To establish liability, however, from the negligent use of radar equipment a causal connection with a subsequent accident must be shown. In the pending case the District Judge found affirmatively that this connection had not been established. We agree with this conclusion. The Bornholm had knowledge from the signals of the tug that she had something in tow but no means of knowing the length of the hawser or the exact location of the barge. The admitted inaccuracies of the instrument and the unpredictable recklessness of the operators of the flotilla increased the possibility of miscalculation, so that we cannot say with reasonable certainty that the most effective use of the set on the Bornholm would have enabled the ship to avoid the tug and its tow.
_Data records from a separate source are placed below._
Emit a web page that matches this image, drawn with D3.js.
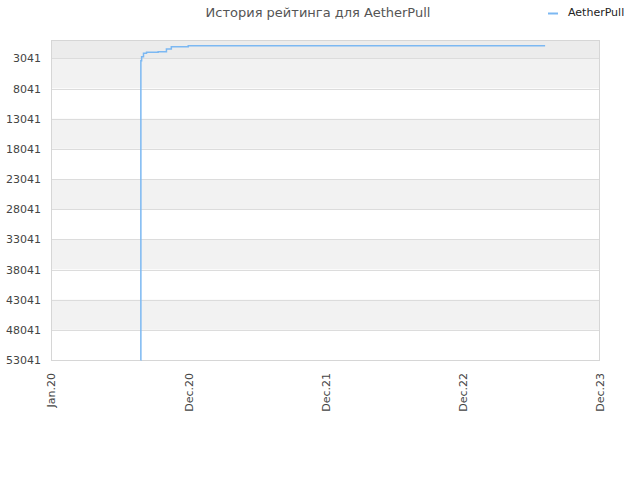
<!DOCTYPE html>
<html>
<head>
<meta charset="utf-8">
<script src="https://cdn.jsdelivr.net/npm/d3@7"></script>
<style>
body { margin: 0; background: #fff; }
text { font-family: "DejaVu Sans", sans-serif; }
</style>
</head>
<body>
<div id="chart"></div>
<script>
// data
var seriesName = "AetherPull";
var chartTitle = "История рейтинга для AetherPull";
var dates = ["2020-08-26", "2020-08-27", "2020-08-29", "2020-09-03", "2020-09-11",
    "2020-10-12", "2020-11-03", "2020-11-16", "2020-12-31", "2023-08-07"];
var ranks = [53041, 3432, 2770, 2207, 2040, 1940, 1493, 1112, 946, 946];
var yTicks = [3041, 8041, 13041, 18041, 23041, 28041, 33041, 38041, 43041, 48041, 53041];
var xLabels = ["Jan.20", "Dec.20", "Dec.21", "Dec.22", "Dec.23"];

var width = 640, height = 480;
var plotLeft = 51, plotRight = 600, plotTop = 40, plotBottom = 360;

var parse = d3.timeParse("%Y-%m-%d");
var points = dates.map((d, i) => ({date: parse(d), rank: ranks[i]}));

var svg = d3.select("#chart").append("svg")
    .attr("width", width)
    .attr("height", height);

// scales
var x = d3.scaleTime()
    .domain([parse("2020-01-01"), parse("2023-12-31")])
    .range([plotLeft, plotRight]);
var xLab = d3.scalePoint()
    .domain(xLabels)
    .range([plotLeft, plotRight]);
var y = d3.scaleLinear()
    .domain([1, 53041])
    .range([plotTop, plotBottom]);

// bands
var bounds = [1].concat(yTicks);
for (var i = 0; i < bounds.length - 1; i++) {
    svg.append("rect")
        .attr("x", plotLeft)
        .attr("y", y(bounds[i]))
        .attr("width", plotRight - plotLeft)
        .attr("height", y(bounds[i + 1]) - y(bounds[i]))
        .attr("fill", i == 0 ? "#ececec" : (i % 2 ? "#f2f2f2" : "#ffffff"));
}
// grid
svg.append("g").selectAll("line")
    .data(yTicks).enter()
    .append("line")
    .attr("x1", plotLeft).attr("x2", plotRight)
    .attr("y1", d => Math.round(y(d)) + 0.5).attr("y2", d => Math.round(y(d)) + 0.5)
    .attr("stroke", "#dcdcdc");
// frame
svg.append("rect")
    .attr("x", plotLeft + 0.5).attr("y", plotTop + 0.5)
    .attr("width", plotRight - plotLeft - 1).attr("height", plotBottom - plotTop)
    .attr("fill", "none")
    .attr("stroke", "#d6d6d6");

// y axis
var yAxis = d3.axisLeft(y).tickValues(yTicks).tickFormat(d3.format("d"))
    .tickSize(0).tickPadding(10);
var gy = svg.append("g")
    .attr("transform", "translate(" + plotLeft + ",0)")
    .call(yAxis);
gy.select(".domain").remove();
gy.selectAll("text")
    .attr("font-family", "DejaVu Sans, sans-serif")
    .attr("font-size", 11)
    .attr("fill", "#444");

// x axis
var xAxis = d3.axisBottom(xLab).tickSize(0).tickPadding(0);
var gx = svg.append("g")
    .attr("transform", "translate(0," + plotBottom + ")")
    .call(xAxis);
gx.select(".domain").remove();
gx.selectAll("text")
    .attr("font-family", "DejaVu Sans, sans-serif")
    .attr("font-size", 11)
    .attr("fill", "#444")
    .style("text-anchor", "end")
    .attr("dy", "0.35em")
    .attr("transform", "translate(0,13) rotate(-90)")
    .attr("y", 0).attr("x", 0);

// line
var line = d3.line()
    .x(d => x(d.date))
    .y(d => y(d.rank))
    .curve(d3.curveStepAfter);
svg.append("path")
    .datum(points)
    .attr("d", line)
    .attr("fill", "none")
    .attr("stroke", "#7cb8f2")
    .attr("stroke-width", 1.5);

// title
svg.append("text")
    .attr("x", 318)
    .attr("y", 17)
    .attr("text-anchor", "middle")
    .attr("font-size", 13)
    .attr("fill", "#555")
    .text(chartTitle);

// legend
svg.append("line")
    .attr("x1", 548).attr("x2", 558)
    .attr("y1", 13.5).attr("y2", 13.5)
    .attr("stroke", "#7cb8f2")
    .attr("stroke-width", 2);
svg.append("text")
    .attr("x", 568)
    .attr("y", 16)
    .attr("font-size", 11)
    .attr("fill", "#222")
    .text(seriesName);
</script>
</body>
</html>
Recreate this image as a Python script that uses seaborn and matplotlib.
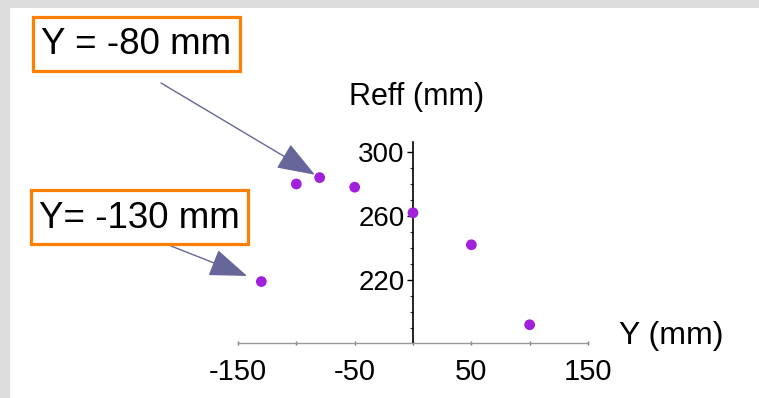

It must be borne in mind that the gross fault of the tug imposed upon her the heaviest burden of proof. So far as the Bornholm is concerned, we are not dealing with a vessel which has disobeyed a settled rule of navigation and therefore must show, under the rule laid down in The Pennsylvania, 19 Wall. 125, 22 L.Ed. 148, that her delinquency could not have contributed to an ensuing collision. We are dealing with a ship which is defending herself against the attack of another vessel that has been guilty of the most glaring departures from the sailing rules. In such case the law laid down as follows in The City of New York, 147 U.S. 72, 85, 13 S.Ct. 211, 216, 37 L.Ed. 84, many years ago and still in force and effect is applicable:
'* * * Where fault on the part of one vessel is established by uncontradicted testimony, and such fault is, of itself, sufficient to account for the disaster, it is not enough for such vessel to raise a doubt with regard to the management of the other vessel. There is some presumption at least adverse to its claim, and any reasonable doubt with regard to the properiety of the conduct of such other vessel should be resolved in its favor. * * *'
See also Theothilatos v. Martin Marine Transp. Co., 4 Cir., 1942, 127 F.2d 1016, 1018.
That pronouncement is peculiarily appropriate to the conduct of the Fort Moultrie in the pending case.
It is hardly worthwhile to mention the tenuous argument of the appellant that actionable negligence should be attributed to the Bornholm because of the failure of her lookout to report the fog signals of the tug as soon as he heard them. The evidence tends to show that the lookout heard more signals than the pilot, from which the tug makes the questionable assumption that the lookout heard the signals before the pilot. The judge's finding on this point is, however, conclusive. He showed that the pilot and the mate of the ship knew that the tug was approaching long before the collision and that the Bornholm was dead in the water at all times when a report from the lookout would have been effective.